If the relationship between the parties is hostile and there is no reason to believe that Tennes and the Commonwealth would enjoy a productive and amiable working relationship, reinstatement is not appropriate. McNeil v. Economics Laboratory, Inc., 800 F.2d 111, 118 (7th Cir. 1986). The court finds that is the situation here. Even though the jury credited Tennes' testimony, there was also credible evidence that Tennes' performance as a tax auditor was marginal and that he would not enjoy the confidence or respect of current management.[3] A field auditor must work with taxpayers in an unsupervised atmosphere. The Commonwealth must be able to rely on the good judgment, competency and integrity of its field auditors.

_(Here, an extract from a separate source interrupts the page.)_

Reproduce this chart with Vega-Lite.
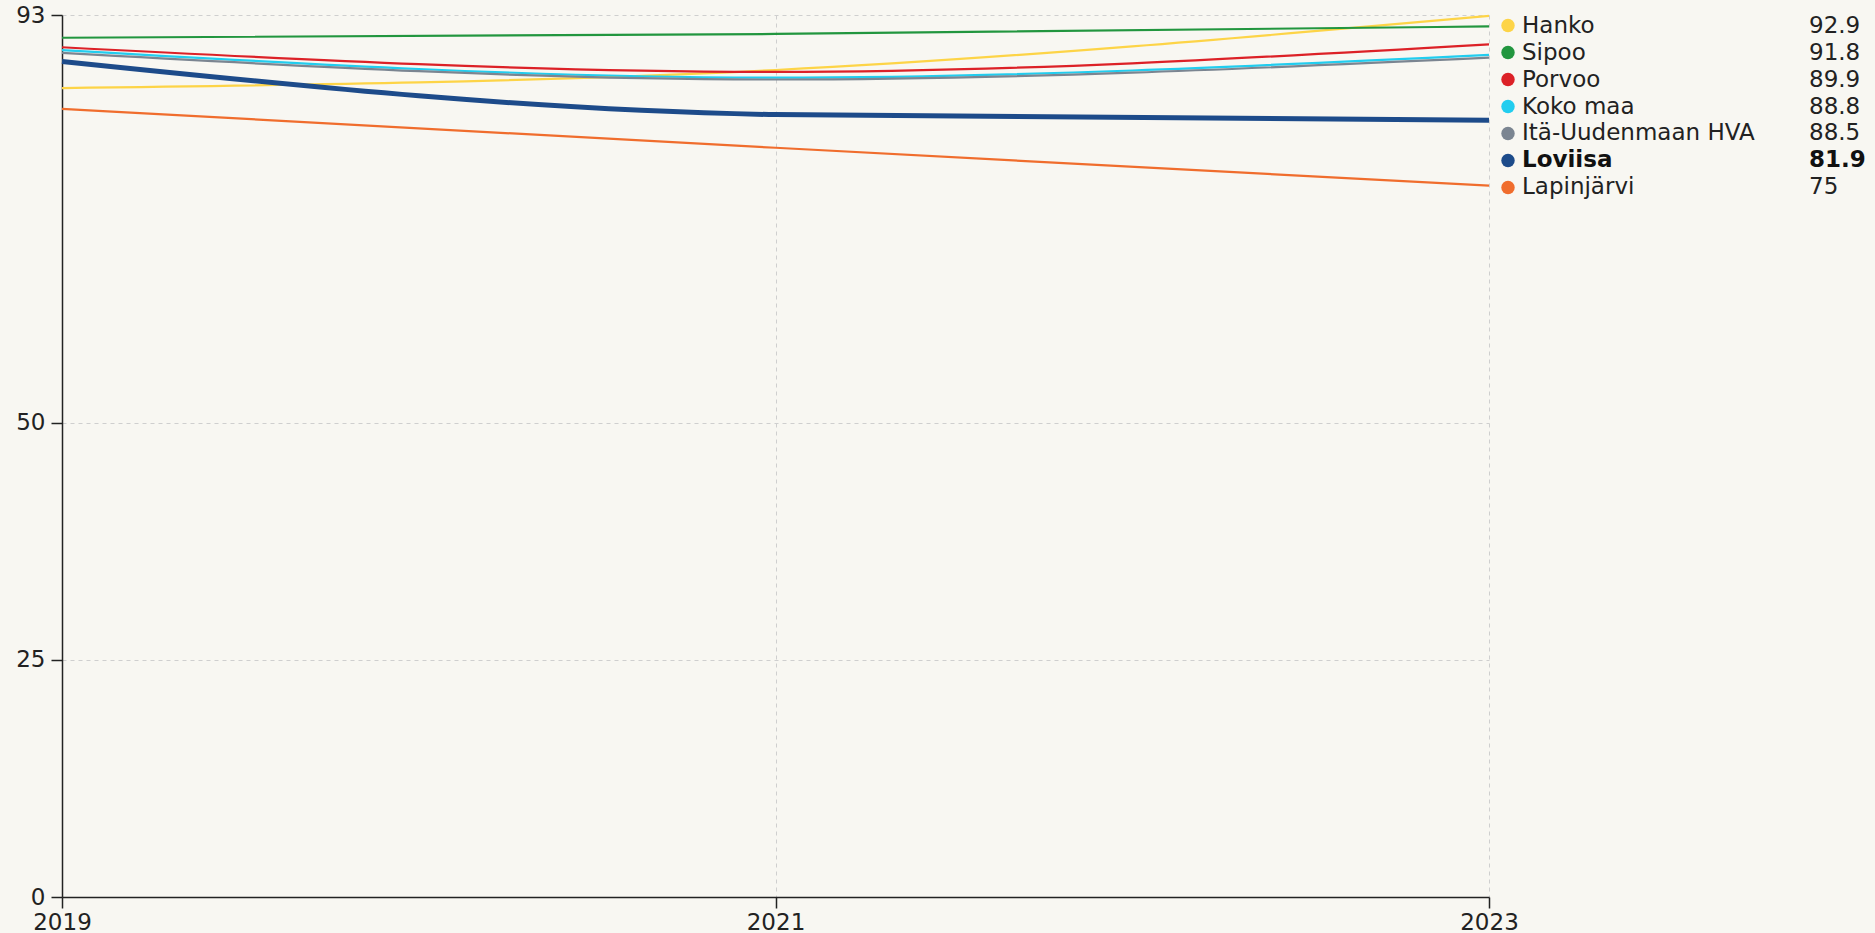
{
  "$schema": "https://vega.github.io/schema/vega-lite/v6.json",
  "background": "#f8f7f2",
  "padding": {"left": 15, "top": 4, "right": 10, "bottom": 0},
  "bounds": "flush",
  "spacing": 19,
  "config": {
    "font": "DejaVu Sans",
    "view": {"stroke": null},
    "axis": {"labelFont": "DejaVu Sans", "labelFontSize": 23, "labelColor": "#222", "domainColor": "#222", "tickColor": "#222", "tickSize": 11, "gridColor": "#cfcfcf", "gridDash": [4, 4], "gridWidth": 1, "title": null, "domainWidth": 1.5, "tickWidth": 1.5},
    "axisY": {"labelPadding": 6},
    "axisX": {"labelPadding": 3}
  },
  "datasets": {
    "series": [
      {"name": "Hanko", "year": 2019, "value": 85.3},
      {"name": "Hanko", "year": 2021, "value": 87.2},
      {"name": "Hanko", "year": 2023, "value": 92.9},
      {"name": "Sipoo", "year": 2019, "value": 90.6},
      {"name": "Sipoo", "year": 2021, "value": 91.0},
      {"name": "Sipoo", "year": 2023, "value": 91.8},
      {"name": "Porvoo", "year": 2019, "value": 89.6},
      {"name": "Porvoo", "year": 2021, "value": 87.0},
      {"name": "Porvoo", "year": 2023, "value": 89.9},
      {"name": "Koko maa", "year": 2019, "value": 89.3},
      {"name": "Koko maa", "year": 2021, "value": 86.4},
      {"name": "Koko maa", "year": 2023, "value": 88.8},
      {"name": "Itä-Uudenmaan HVA", "year": 2019, "value": 89.0},
      {"name": "Itä-Uudenmaan HVA", "year": 2021, "value": 86.2},
      {"name": "Itä-Uudenmaan HVA", "year": 2023, "value": 88.5},
      {"name": "Loviisa", "year": 2019, "value": 88.1},
      {"name": "Loviisa", "year": 2021, "value": 82.5},
      {"name": "Loviisa", "year": 2023, "value": 81.9},
      {"name": "Lapinjärvi", "year": 2019, "value": 83.1},
      {"name": "Lapinjärvi", "year": 2021, "value": 79.0},
      {"name": "Lapinjärvi", "year": 2023, "value": 75.0}
    ],
    "legend": [
      {"name": "Hanko", "label": "92.9"},
      {"name": "Sipoo", "label": "91.8"},
      {"name": "Porvoo", "label": "89.9"},
      {"name": "Koko maa", "label": "88.8"},
      {"name": "Itä-Uudenmaan HVA", "label": "88.5"},
      {"name": "Loviisa", "label": "81.9"},
      {"name": "Lapinjärvi", "label": "75"}
    ]
  },
  "hconcat": [
    {
      "width": 1427,
      "height": 882,
      "data": {"name": "series"},
      "encoding": {
        "x": {"field": "year", "type": "quantitative", "scale": {"domain": [2019, 2023], "nice": false, "zero": false},
              "axis": {"values": [2019, 2021, 2023], "format": "d", "labelAlign": "center", "labelFlush": false}},
        "y": {"field": "value", "type": "quantitative", "scale": {"domain": [0, 93], "nice": false},
              "axis": {"values": [0, 25, 50, 93]}},
        "color": {"field": "name", "type": "nominal", "legend": null,
                  "scale": {"domain": ["Hanko", "Sipoo", "Porvoo", "Koko maa", "Itä-Uudenmaan HVA", "Loviisa", "Lapinjärvi"],
                            "range": ["#fdd447", "#22963f", "#dc2127", "#22cdef", "#7b8591", "#1d4b8a", "#f06d2d"]}}
      },
      "layer": [
        {"transform": [{"filter": "datum.name !== 'Loviisa'"}], "mark": {"type": "line", "interpolate": "monotone", "strokeWidth": 2.2}},
        {"transform": [{"filter": "datum.name === 'Loviisa'"}], "mark": {"type": "line", "interpolate": "monotone", "strokeWidth": 5}}
      ]
    },
    {
      "width": 301,
      "height": 183,
      "data": {"name": "legend"},
      "encoding": {
        "y": {"field": "name", "type": "ordinal", "sort": null, "axis": null, "scale": {"type": "point", "padding": 0.39}}
      },
      "layer": [
        {"mark": {"type": "point", "filled": true, "size": 180, "opacity": 1},
         "encoding": {
           "x": {"datum": 0, "type": "quantitative", "scale": {"domain": [0, 1], "nice": false}, "axis": null},
           "color": {"field": "name", "type": "nominal", "legend": null,
                     "scale": {"domain": ["Hanko", "Sipoo", "Porvoo", "Koko maa", "Itä-Uudenmaan HVA", "Loviisa", "Lapinjärvi"],
                               "range": ["#fdd447", "#22963f", "#dc2127", "#22cdef", "#7b8591", "#1d4b8a", "#f06d2d"]}}
         }},
        {"transform": [{"filter": "datum.name !== 'Loviisa'"}],
         "mark": {"type": "text", "align": "left", "baseline": "middle", "dx": 14, "fontSize": 23, "color": "#222"},
         "encoding": {"x": {"datum": 0, "type": "quantitative"}, "text": {"field": "name"}}},
        {"transform": [{"filter": "datum.name === 'Loviisa'"}],
         "mark": {"type": "text", "align": "left", "baseline": "middle", "dx": 14, "fontSize": 23, "fontWeight": "bold", "color": "#111"},
         "encoding": {"x": {"datum": 0, "type": "quantitative"}, "text": {"field": "name"}}},
        {"transform": [{"filter": "datum.name !== 'Loviisa'"}],
         "mark": {"type": "text", "align": "left", "baseline": "middle", "fontSize": 23, "color": "#222"},
         "encoding": {"x": {"datum": 1, "type": "quantitative"}, "text": {"field": "label"}}},
        {"transform": [{"filter": "datum.name === 'Loviisa'"}],
         "mark": {"type": "text", "align": "left", "baseline": "middle", "fontSize": 23, "fontWeight": "bold", "color": "#111"},
         "encoding": {"x": {"datum": 1, "type": "quantitative"}, "text": {"field": "label"}}}
      ]
    }
  ]
}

The current deputy commissioner of the Department of Revenue testified that he believed Tennes was dishonest with his supervisors and was a marginal performer. His doubts about Tennes' ability and honesty appeared sincere to the court. Moreover, Tennes admitted at trial that he did not consistently follow his employer's operating procedures. Under these circumstances, reinstatement is inappropriate.
Front pay should be awarded where needed to effectuate the purposes of the ADEA. McNeil, 800 F.2d 118; Pudge v. Fruehauf Corporation, 690 F. Supp. 692, 694 (N.D.Ill.1988). If the jury has awarded liquidated damages, front pay may be deemed unnecessary. Id. The jury's verdict entitles Tennes to both back pay and liquidated damages. This amount is substantial, particularly in view of Tennes' relatively short term of employment with the Commonwealth, his weak employment history and his failure to aggressively seek comparable employment. An award of nearly $250,000 is satisfactory to effectuate the purposes of the ADEA.
Tennes' request for injunctive relief is moot, since he shall not be reinstated to his former position.
Tennes seeks post-judgment interest on his award of back pay and liquidated damages. He is clearly entitled to recovery of post-judgment interest. 28 U.S.C. § 1961(a); Bell, Boyd & Lloyd v. Tapy, 896 F.2d 1101 (7th Cir.1990).
As the prevailing party, Tennes is entitled to an award of reasonable attorneys' fees under the ADEA. 29 U.S.C. §§ 626(b) and 216(b). Tennes petitions for $99,307.50 in attorneys' fees over the course of his almost four-year dispute with his former employer. The Commonwealth vigorously disputes the hourly rates, the time billed and the format used in the fee petition.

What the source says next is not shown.